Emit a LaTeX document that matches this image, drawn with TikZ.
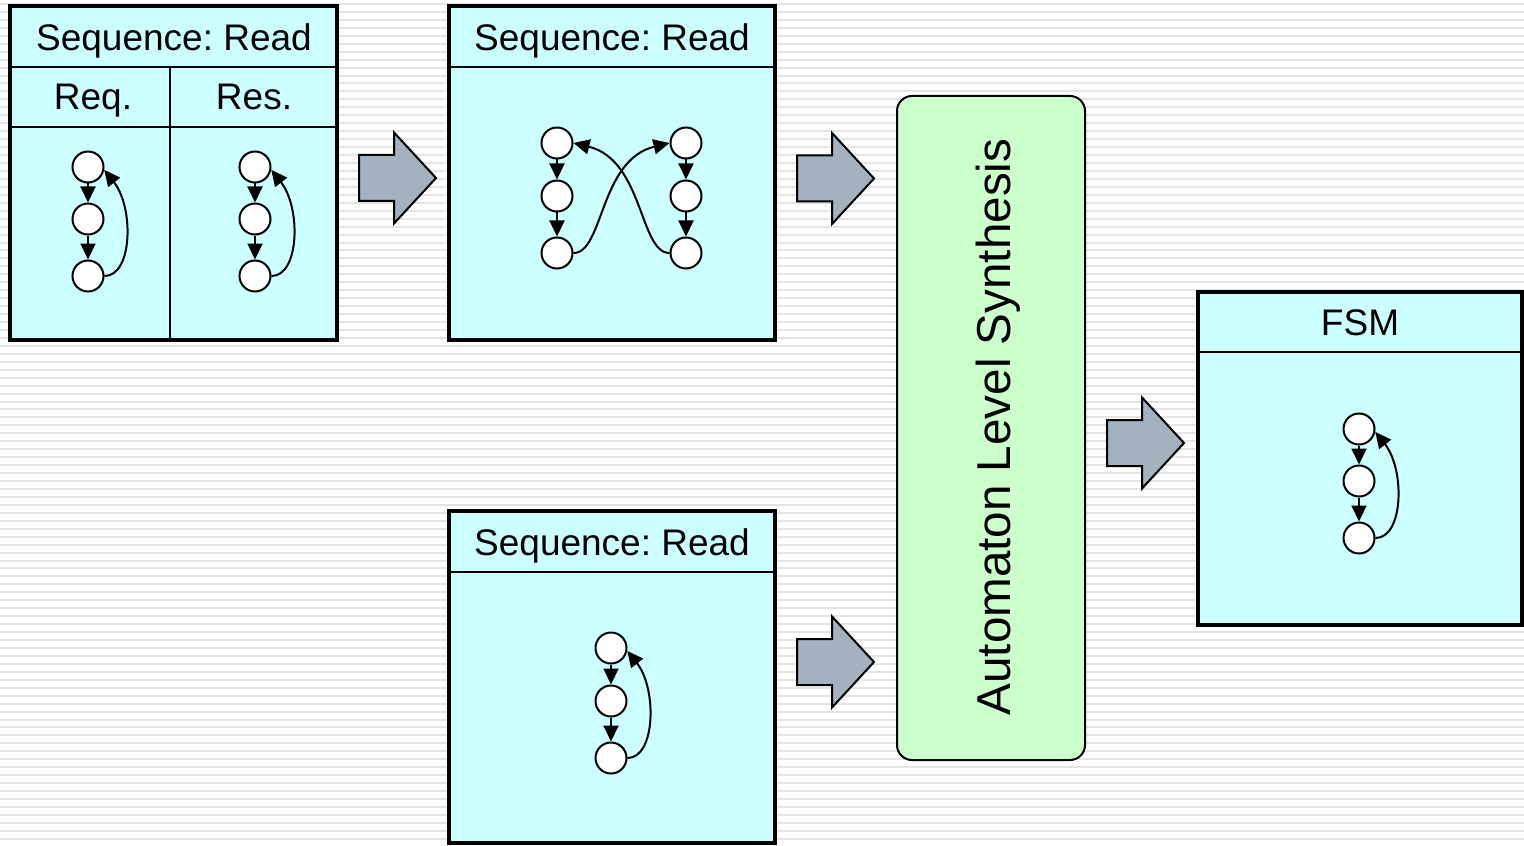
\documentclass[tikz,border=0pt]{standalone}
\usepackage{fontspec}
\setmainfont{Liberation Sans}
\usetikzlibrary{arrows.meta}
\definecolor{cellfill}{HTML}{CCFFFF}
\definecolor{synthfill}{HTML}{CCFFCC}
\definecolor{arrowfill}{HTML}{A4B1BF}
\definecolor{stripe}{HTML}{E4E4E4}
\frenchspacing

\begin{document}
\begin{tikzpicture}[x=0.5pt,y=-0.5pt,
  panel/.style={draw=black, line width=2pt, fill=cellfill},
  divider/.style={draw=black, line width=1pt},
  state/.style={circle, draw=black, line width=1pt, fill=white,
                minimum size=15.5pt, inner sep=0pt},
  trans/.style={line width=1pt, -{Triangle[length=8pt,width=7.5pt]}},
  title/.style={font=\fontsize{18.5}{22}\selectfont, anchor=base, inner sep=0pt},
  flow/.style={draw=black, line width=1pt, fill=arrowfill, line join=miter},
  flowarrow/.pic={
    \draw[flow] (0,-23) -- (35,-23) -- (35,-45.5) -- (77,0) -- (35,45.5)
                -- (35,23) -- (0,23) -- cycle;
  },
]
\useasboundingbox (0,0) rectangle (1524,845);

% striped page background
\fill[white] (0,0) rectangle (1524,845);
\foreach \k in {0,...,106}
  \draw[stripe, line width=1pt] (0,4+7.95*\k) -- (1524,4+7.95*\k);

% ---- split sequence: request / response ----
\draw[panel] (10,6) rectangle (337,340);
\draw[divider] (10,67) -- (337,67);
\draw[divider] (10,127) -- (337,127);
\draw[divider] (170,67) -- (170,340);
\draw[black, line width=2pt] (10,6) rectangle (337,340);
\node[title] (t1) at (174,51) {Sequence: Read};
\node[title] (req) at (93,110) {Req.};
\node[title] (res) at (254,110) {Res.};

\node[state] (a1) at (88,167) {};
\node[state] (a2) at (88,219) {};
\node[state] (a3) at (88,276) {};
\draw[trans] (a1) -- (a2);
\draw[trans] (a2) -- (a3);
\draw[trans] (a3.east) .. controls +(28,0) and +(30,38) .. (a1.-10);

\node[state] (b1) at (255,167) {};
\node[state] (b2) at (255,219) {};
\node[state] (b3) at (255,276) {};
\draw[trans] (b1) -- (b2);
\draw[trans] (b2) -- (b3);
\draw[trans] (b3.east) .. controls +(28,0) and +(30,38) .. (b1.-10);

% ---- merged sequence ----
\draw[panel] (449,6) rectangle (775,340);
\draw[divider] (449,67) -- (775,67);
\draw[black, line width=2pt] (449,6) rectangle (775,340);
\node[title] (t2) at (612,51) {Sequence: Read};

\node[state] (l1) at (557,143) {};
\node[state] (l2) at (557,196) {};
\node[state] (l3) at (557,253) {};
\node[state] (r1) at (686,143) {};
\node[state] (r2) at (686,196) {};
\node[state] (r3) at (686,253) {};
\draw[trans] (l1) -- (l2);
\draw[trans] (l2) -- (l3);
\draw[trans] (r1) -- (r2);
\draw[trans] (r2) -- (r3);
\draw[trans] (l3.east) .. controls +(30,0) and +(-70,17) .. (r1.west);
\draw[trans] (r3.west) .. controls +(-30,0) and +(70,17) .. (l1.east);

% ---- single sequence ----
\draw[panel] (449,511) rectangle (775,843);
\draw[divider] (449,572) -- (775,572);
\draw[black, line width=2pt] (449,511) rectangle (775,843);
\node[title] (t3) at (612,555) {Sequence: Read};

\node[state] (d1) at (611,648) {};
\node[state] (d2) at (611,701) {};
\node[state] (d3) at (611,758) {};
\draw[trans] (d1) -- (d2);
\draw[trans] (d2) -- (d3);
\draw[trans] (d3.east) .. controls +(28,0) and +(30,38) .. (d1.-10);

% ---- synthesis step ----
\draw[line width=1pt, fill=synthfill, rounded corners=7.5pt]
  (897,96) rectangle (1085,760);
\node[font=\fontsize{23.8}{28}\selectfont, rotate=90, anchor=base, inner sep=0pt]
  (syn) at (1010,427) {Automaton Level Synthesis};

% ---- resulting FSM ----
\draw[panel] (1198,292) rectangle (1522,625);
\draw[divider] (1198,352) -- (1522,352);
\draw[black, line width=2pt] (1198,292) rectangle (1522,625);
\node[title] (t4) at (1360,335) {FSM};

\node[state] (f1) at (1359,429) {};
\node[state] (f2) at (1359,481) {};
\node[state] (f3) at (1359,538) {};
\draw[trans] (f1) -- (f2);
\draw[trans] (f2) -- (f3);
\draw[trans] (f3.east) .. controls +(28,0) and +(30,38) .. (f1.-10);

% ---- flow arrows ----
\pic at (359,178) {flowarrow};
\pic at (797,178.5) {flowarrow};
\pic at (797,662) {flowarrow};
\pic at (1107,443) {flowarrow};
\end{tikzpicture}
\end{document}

::::::::

**Exercise details**
Reproduce all of the data exactly, omitting each picture it holds.

**Task result**
Emit a LaTeX document that matches this image, drawn with TikZ.
\documentclass[tikz,border=0pt]{standalone}
\usepackage{fontspec}
\setmainfont{Liberation Sans}
\usetikzlibrary{arrows.meta}
\definecolor{cellfill}{HTML}{CCFFFF}
\definecolor{synthfill}{HTML}{CCFFCC}
\definecolor{arrowfill}{HTML}{A4B1BF}
\definecolor{stripe}{HTML}{E4E4E4}
\frenchspacing

\begin{document}
\begin{tikzpicture}[x=0.5pt,y=-0.5pt,
  panel/.style={draw=black, line width=2pt, fill=cellfill},
  divider/.style={draw=black, line width=1pt},
  state/.style={circle, draw=black, line width=1pt, fill=white,
                minimum size=15.5pt, inner sep=0pt},
  trans/.style={line width=1pt, -{Triangle[length=8pt,width=7.5pt]}},
  title/.style={font=\fontsize{18.5}{22}\selectfont, anchor=base, inner sep=0pt},
  flow/.style={draw=black, line width=1pt, fill=arrowfill, line join=miter},
  flowarrow/.pic={
    \draw[flow] (0,-23) -- (35,-23) -- (35,-45.5) -- (77,0) -- (35,45.5)
                -- (35,23) -- (0,23) -- cycle;
  },
]
\useasboundingbox (0,0) rectangle (1524,845);

% striped page background
\fill[white] (0,0) rectangle (1524,845);
\foreach \k in {0,...,106}
  \draw[stripe, line width=1pt] (0,4+7.95*\k) -- (1524,4+7.95*\k);

% ---- split sequence: request / response ----
\draw[panel] (10,6) rectangle (337,340);
\draw[divider] (10,67) -- (337,67);
\draw[divider] (10,127) -- (337,127);
\draw[divider] (170,67) -- (170,340);
\draw[black, line width=2pt] (10,6) rectangle (337,340);
\node[title] (t1) at (174,51) {Sequence: Read};
\node[title] (req) at (93,110) {Req.};
\node[title] (res) at (254,110) {Res.};

\node[state] (a1) at (88,167) {};
\node[state] (a2) at (88,219) {};
\node[state] (a3) at (88,276) {};
\draw[trans] (a1) -- (a2);
\draw[trans] (a2) -- (a3);
\draw[trans] (a3.east) .. controls +(28,0) and +(30,38) .. (a1.-10);

\node[state] (b1) at (255,167) {};
\node[state] (b2) at (255,219) {};
\node[state] (b3) at (255,276) {};
\draw[trans] (b1) -- (b2);
\draw[trans] (b2) -- (b3);
\draw[trans] (b3.east) .. controls +(28,0) and +(30,38) .. (b1.-10);

% ---- merged sequence ----
\draw[panel] (449,6) rectangle (775,340);
\draw[divider] (449,67) -- (775,67);
\draw[black, line width=2pt] (449,6) rectangle (775,340);
\node[title] (t2) at (612,51) {Sequence: Read};

\node[state] (l1) at (557,143) {};
\node[state] (l2) at (557,196) {};
\node[state] (l3) at (557,253) {};
\node[state] (r1) at (686,143) {};
\node[state] (r2) at (686,196) {};
\node[state] (r3) at (686,253) {};
\draw[trans] (l1) -- (l2);
\draw[trans] (l2) -- (l3);
\draw[trans] (r1) -- (r2);
\draw[trans] (r2) -- (r3);
\draw[trans] (l3.east) .. controls +(30,0) and +(-70,17) .. (r1.west);
\draw[trans] (r3.west) .. controls +(-30,0) and +(70,17) .. (l1.east);

% ---- single sequence ----
\draw[panel] (449,511) rectangle (775,843);
\draw[divider] (449,572) -- (775,572);
\draw[black, line width=2pt] (449,511) rectangle (775,843);
\node[title] (t3) at (612,555) {Sequence: Read};

\node[state] (d1) at (611,648) {};
\node[state] (d2) at (611,701) {};
\node[state] (d3) at (611,758) {};
\draw[trans] (d1) -- (d2);
\draw[trans] (d2) -- (d3);
\draw[trans] (d3.east) .. controls +(28,0) and +(30,38) .. (d1.-10);

% ---- synthesis step ----
\draw[line width=1pt, fill=synthfill, rounded corners=7.5pt]
  (897,96) rectangle (1085,760);
\node[font=\fontsize{23.8}{28}\selectfont, rotate=90, anchor=base, inner sep=0pt]
  (syn) at (1010,427) {Automaton Level Synthesis};

% ---- resulting FSM ----
\draw[panel] (1198,292) rectangle (1522,625);
\draw[divider] (1198,352) -- (1522,352);
\draw[black, line width=2pt] (1198,292) rectangle (1522,625);
\node[title] (t4) at (1360,335) {FSM};

\node[state] (f1) at (1359,429) {};
\node[state] (f2) at (1359,481) {};
\node[state] (f3) at (1359,538) {};
\draw[trans] (f1) -- (f2);
\draw[trans] (f2) -- (f3);
\draw[trans] (f3.east) .. controls +(28,0) and +(30,38) .. (f1.-10);

% ---- flow arrows ----
\pic at (359,178) {flowarrow};
\pic at (797,178.5) {flowarrow};
\pic at (797,662) {flowarrow};
\pic at (1107,443) {flowarrow};
\end{tikzpicture}
\end{document}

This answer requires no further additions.